Written instruction |
Using the material below, print a verbatim copy of every line from the one containing "What TikZ code" through the one containing "(0,0) rectangle (914,493);", inclusive, and omit the pictures.

Data supplied |
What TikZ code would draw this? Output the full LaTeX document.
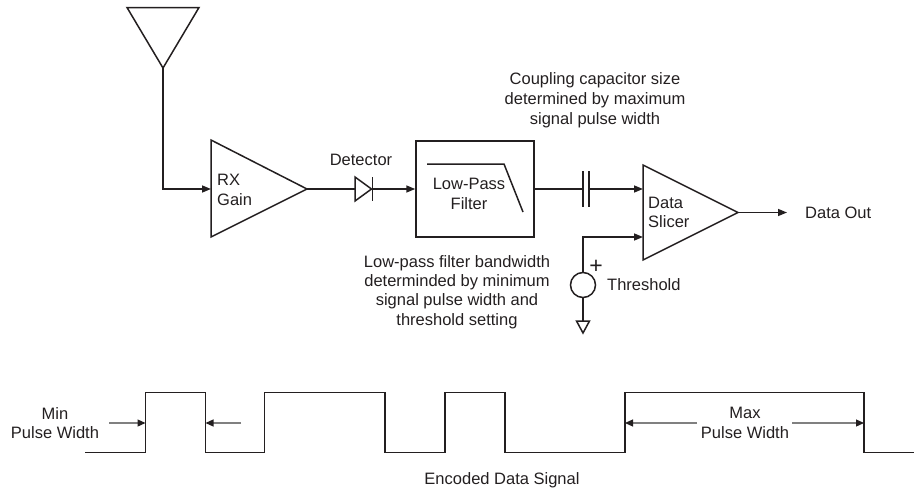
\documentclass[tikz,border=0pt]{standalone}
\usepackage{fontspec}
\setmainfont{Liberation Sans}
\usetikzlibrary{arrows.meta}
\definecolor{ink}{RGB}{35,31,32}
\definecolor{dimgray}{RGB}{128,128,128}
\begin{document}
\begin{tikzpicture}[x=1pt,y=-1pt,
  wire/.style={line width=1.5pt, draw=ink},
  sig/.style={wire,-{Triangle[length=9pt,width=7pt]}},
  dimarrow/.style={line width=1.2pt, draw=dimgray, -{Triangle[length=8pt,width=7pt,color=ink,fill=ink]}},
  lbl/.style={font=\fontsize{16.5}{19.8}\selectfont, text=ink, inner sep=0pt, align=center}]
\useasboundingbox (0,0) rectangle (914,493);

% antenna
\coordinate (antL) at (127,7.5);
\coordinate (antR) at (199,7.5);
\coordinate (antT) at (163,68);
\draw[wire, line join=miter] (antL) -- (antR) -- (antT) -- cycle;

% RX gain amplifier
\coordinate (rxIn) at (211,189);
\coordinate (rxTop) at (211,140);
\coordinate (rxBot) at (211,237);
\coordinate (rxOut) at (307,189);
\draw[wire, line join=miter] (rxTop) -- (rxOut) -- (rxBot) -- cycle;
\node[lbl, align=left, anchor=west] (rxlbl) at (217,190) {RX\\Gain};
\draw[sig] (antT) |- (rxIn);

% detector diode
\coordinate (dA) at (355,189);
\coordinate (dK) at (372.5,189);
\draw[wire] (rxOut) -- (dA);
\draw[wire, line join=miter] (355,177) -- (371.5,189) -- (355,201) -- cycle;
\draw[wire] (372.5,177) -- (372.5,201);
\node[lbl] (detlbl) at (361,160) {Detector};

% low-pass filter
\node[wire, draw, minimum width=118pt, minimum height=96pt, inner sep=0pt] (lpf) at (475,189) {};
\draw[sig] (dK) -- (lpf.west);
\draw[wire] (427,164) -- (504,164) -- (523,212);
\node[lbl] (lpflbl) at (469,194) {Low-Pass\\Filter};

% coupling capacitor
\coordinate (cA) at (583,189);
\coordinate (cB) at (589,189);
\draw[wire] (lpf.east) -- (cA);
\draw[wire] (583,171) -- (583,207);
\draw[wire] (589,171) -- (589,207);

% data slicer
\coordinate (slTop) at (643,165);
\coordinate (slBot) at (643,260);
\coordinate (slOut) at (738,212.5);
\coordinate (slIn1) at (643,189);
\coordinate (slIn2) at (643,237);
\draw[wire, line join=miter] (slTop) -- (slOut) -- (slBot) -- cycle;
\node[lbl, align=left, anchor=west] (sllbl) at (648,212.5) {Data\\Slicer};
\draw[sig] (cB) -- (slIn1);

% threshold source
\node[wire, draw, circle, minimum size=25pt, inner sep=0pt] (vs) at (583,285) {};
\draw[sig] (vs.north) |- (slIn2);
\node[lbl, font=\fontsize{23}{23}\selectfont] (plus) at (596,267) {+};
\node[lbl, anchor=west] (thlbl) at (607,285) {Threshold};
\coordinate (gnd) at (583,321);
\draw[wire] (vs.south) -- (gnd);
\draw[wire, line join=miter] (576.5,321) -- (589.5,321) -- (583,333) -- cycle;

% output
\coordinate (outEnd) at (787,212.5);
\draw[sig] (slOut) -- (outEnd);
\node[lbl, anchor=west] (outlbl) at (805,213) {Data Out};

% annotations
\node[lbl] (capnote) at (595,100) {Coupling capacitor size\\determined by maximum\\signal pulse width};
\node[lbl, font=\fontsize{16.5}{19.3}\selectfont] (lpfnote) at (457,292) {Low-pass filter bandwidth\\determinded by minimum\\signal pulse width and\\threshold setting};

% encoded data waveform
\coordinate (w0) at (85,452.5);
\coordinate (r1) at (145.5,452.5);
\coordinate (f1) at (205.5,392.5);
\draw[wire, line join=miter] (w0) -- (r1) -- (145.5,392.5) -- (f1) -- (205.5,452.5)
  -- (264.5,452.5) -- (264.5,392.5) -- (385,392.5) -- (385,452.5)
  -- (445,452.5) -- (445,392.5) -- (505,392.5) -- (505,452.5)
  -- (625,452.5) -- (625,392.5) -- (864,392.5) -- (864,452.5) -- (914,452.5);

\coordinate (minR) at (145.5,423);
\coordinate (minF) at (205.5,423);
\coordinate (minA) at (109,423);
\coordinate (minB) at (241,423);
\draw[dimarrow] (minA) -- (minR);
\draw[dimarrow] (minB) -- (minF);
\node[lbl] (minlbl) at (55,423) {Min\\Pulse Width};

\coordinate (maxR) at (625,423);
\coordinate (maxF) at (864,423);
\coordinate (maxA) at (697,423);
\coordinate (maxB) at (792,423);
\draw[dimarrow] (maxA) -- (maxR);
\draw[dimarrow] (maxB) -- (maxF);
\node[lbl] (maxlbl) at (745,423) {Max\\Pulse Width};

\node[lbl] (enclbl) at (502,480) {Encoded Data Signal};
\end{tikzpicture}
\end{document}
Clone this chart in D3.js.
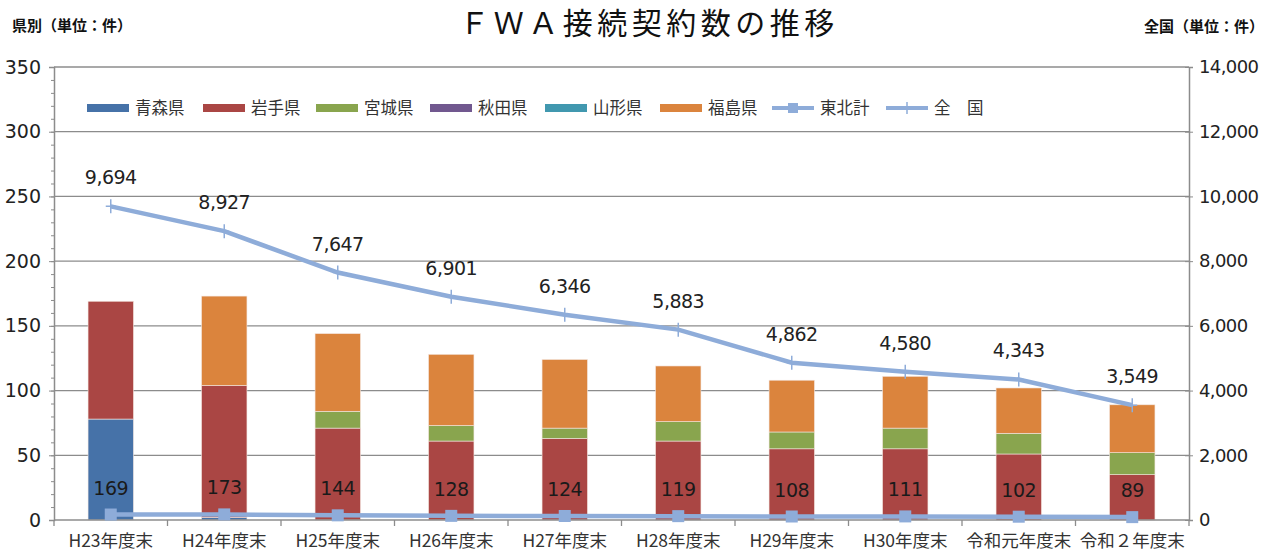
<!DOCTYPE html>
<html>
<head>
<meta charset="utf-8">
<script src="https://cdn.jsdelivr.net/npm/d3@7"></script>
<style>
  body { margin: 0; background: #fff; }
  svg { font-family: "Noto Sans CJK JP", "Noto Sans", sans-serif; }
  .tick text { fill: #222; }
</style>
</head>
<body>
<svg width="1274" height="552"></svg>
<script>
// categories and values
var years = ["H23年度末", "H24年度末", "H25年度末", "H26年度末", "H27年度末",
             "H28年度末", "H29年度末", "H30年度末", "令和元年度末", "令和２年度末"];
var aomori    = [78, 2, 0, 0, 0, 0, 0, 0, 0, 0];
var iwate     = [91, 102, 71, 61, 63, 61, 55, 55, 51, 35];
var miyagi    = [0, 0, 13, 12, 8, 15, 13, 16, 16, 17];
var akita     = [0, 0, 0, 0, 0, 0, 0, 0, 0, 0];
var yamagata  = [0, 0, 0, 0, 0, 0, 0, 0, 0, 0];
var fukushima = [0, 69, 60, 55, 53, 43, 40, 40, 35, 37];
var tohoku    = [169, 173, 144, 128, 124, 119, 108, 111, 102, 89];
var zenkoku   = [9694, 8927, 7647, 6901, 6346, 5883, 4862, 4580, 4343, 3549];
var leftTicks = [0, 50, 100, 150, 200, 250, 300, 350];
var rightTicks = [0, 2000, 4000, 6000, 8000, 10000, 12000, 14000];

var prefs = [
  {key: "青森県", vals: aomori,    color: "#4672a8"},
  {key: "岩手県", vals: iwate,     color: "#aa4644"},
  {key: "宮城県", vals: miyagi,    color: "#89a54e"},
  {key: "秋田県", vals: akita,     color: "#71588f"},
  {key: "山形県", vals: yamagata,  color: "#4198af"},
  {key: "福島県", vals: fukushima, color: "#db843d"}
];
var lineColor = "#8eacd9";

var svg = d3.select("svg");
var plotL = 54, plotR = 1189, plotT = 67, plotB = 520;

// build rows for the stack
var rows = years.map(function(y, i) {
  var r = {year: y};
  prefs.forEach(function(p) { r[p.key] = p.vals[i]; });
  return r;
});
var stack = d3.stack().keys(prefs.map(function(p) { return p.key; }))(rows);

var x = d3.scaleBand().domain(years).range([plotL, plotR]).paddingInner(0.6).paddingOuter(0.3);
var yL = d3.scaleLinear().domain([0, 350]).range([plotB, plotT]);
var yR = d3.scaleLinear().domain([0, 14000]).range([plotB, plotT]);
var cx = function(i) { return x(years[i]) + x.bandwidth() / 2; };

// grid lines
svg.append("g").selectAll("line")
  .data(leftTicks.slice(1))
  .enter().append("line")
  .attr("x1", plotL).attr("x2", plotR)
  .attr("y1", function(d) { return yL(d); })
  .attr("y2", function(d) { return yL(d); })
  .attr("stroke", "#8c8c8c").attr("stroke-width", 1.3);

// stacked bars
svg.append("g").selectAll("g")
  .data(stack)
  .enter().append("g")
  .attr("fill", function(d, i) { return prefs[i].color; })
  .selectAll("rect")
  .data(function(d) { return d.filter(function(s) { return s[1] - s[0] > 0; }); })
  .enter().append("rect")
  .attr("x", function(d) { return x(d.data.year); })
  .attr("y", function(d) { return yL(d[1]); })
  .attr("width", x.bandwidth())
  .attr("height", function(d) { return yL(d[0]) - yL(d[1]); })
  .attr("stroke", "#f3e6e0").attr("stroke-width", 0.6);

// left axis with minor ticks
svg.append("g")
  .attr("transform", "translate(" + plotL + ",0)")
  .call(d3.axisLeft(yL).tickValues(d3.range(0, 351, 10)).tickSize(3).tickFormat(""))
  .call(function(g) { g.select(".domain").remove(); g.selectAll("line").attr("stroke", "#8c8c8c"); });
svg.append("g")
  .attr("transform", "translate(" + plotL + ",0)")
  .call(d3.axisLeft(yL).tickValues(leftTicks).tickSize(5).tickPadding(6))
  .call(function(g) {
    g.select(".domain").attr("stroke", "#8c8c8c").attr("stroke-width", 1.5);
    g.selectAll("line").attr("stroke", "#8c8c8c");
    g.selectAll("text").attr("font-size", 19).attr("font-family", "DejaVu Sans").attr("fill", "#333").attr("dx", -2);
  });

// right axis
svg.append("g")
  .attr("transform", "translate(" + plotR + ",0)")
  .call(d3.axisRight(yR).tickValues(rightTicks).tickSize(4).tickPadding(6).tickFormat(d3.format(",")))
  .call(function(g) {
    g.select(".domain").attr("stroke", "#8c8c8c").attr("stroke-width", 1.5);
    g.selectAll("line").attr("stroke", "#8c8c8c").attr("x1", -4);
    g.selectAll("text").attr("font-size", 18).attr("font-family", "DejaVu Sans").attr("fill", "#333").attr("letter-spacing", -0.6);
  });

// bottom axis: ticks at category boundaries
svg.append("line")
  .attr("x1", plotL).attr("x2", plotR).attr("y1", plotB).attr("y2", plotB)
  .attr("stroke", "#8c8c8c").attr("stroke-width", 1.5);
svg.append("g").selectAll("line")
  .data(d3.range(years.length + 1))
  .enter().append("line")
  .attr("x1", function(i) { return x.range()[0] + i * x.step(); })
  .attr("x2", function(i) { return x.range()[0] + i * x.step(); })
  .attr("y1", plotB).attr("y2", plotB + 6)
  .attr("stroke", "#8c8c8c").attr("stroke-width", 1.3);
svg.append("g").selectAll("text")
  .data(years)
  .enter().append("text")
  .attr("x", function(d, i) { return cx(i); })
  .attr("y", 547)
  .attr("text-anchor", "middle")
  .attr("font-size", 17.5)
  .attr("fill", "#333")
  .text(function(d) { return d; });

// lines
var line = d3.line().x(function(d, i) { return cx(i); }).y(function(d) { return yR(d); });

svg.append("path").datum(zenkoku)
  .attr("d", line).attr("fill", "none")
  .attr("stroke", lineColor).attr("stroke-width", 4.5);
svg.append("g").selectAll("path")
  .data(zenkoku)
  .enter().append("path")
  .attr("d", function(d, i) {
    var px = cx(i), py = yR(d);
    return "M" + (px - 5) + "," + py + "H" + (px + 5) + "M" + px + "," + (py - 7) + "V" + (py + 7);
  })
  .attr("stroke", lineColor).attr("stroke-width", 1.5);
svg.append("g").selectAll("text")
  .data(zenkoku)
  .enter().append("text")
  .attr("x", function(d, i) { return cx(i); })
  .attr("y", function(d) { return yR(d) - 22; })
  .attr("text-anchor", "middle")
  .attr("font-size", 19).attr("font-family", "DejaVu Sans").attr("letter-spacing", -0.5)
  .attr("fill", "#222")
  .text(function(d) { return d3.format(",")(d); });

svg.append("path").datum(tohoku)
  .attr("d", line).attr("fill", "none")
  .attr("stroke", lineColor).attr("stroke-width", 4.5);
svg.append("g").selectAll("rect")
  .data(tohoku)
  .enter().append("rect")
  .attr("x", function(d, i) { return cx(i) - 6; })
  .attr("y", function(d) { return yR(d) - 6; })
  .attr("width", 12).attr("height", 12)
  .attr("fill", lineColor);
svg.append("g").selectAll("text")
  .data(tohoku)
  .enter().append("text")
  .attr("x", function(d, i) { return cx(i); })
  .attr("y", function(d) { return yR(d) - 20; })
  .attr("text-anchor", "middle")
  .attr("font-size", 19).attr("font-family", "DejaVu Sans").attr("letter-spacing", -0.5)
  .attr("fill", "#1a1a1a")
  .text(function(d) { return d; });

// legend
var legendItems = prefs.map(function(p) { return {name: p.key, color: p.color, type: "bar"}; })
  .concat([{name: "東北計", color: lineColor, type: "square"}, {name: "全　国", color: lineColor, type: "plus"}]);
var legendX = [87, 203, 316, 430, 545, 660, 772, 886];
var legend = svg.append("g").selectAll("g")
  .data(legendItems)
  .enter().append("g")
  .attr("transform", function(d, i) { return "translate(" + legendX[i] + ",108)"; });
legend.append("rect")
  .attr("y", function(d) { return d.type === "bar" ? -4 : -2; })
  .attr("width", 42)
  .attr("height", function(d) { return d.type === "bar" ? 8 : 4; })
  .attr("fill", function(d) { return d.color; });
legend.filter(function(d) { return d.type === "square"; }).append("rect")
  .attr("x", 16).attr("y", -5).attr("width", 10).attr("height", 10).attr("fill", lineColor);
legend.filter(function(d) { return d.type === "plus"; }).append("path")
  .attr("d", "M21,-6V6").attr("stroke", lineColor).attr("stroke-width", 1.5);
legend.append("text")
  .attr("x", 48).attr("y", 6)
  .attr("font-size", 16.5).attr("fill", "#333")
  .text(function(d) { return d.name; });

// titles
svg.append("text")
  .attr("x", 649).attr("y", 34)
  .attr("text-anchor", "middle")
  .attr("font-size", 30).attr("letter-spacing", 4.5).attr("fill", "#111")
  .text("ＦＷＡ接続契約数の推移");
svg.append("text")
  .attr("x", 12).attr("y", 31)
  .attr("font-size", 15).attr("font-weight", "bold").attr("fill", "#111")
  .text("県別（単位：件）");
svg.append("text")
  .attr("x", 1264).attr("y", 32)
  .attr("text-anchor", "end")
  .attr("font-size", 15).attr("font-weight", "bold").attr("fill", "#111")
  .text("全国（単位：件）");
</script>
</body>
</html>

==

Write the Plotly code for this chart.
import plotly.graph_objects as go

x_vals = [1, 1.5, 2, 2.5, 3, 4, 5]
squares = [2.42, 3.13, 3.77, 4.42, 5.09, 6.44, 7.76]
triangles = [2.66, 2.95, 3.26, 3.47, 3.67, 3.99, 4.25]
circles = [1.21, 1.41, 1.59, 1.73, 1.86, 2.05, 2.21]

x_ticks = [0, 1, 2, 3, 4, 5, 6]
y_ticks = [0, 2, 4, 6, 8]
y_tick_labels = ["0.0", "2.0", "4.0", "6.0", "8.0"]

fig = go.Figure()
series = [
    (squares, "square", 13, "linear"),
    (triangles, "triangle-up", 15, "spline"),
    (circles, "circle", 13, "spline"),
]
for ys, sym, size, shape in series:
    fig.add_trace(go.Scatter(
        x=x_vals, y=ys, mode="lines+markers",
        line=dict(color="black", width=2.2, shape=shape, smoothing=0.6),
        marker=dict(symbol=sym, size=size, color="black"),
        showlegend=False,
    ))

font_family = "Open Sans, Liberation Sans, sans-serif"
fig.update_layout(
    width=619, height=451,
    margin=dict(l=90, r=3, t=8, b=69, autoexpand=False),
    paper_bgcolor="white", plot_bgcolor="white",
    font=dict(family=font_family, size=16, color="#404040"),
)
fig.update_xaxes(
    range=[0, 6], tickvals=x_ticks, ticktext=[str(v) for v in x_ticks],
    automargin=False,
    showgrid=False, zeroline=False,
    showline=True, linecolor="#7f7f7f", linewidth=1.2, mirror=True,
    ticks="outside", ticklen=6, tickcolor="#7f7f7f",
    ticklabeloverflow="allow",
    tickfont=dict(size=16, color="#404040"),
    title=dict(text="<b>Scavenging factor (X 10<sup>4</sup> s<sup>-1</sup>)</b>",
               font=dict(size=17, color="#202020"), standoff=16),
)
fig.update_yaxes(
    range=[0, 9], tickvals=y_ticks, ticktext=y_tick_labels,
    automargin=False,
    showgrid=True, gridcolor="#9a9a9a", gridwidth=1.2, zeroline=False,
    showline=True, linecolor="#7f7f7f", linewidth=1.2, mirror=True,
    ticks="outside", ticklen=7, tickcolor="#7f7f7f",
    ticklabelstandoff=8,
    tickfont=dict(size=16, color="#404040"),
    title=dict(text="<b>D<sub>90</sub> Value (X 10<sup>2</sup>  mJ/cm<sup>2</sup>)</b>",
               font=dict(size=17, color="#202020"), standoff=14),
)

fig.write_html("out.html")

Solution to this exercise |
What TikZ code would draw this? Output the full LaTeX document.
\documentclass[tikz,border=0pt]{standalone}
\usepackage{fontspec}
\setmainfont{Liberation Sans}
\usetikzlibrary{arrows.meta}
\definecolor{ink}{RGB}{35,31,32}
\definecolor{dimgray}{RGB}{128,128,128}
\begin{document}
\begin{tikzpicture}[x=1pt,y=-1pt,
  wire/.style={line width=1.5pt, draw=ink},
  sig/.style={wire,-{Triangle[length=9pt,width=7pt]}},
  dimarrow/.style={line width=1.2pt, draw=dimgray, -{Triangle[length=8pt,width=7pt,color=ink,fill=ink]}},
  lbl/.style={font=\fontsize{16.5}{19.8}\selectfont, text=ink, inner sep=0pt, align=center}]
\useasboundingbox (0,0) rectangle (914,493);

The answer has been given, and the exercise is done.